The PRC’s economy is projected to expand by 5.2 per cent this year, compared with a previous forecast of 4.9 per cent, after household consumption and public investment boosted growth in the third quarter. The growth outlook for India has been raised to 6.7 per cent from 6.3 per cent following faster-than-expected expansion in July-September, driven by double-digit growth in industry. The upgrades for the PRC and India more than offset a lowering of the forecast for Southeast Asia, caused by lackluster performance in the manufacturing sector.
“Developing Asia continues to grow at a robust pace, despite a challenging global environment,” said ADB Chief Economist Albert Park. “Inflation in the region is also gradually coming under control. Still, risks remain, from elevated global interest rates to climate events such as El Niño. Governments in Asia and the Pacific need to remain vigilant to ensure that their economies are resilient, and that growth is sustainable.”
The region’s inflation outlook for this year has been lowered to 3.5 per cent from an earlier projection of 3.6 per cent, according to ADO December 2023. For next year, inflation is expected to edge up to 3.6 per cent, compared with a previous forecast of 3.5 per cent.
The growth outlook for Southeast Asia this year has been lowered to 4.3 per cent from 4.6 per cent, amid weak demand for manufacturing exports. The outlook for economies in the Caucasus and Central Asia has been raised slightly, while projections for Pacific economies are unchanged.
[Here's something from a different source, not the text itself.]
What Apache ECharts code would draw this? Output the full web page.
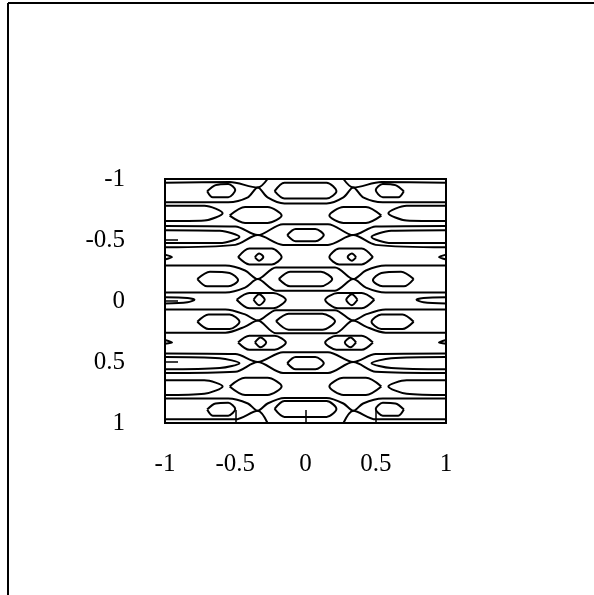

Risks to the outlook include persistently elevated interest rates in the United States and other advanced economies, which could contribute to financial instability in vulnerable economies in the region, especially those with high debt. Potential supply disruptions caused by the El Niño weather pattern or the Russian invasion of Ukraine could also rekindle inflation, particularly regarding food and energy.
ADB is committed to achieving a prosperous, inclusive, resilient, and sustainable Asia and the Pacific, while sustaining its efforts to eradicate extreme poverty. Established in 1966, it is owned by 68 members—49 from the region.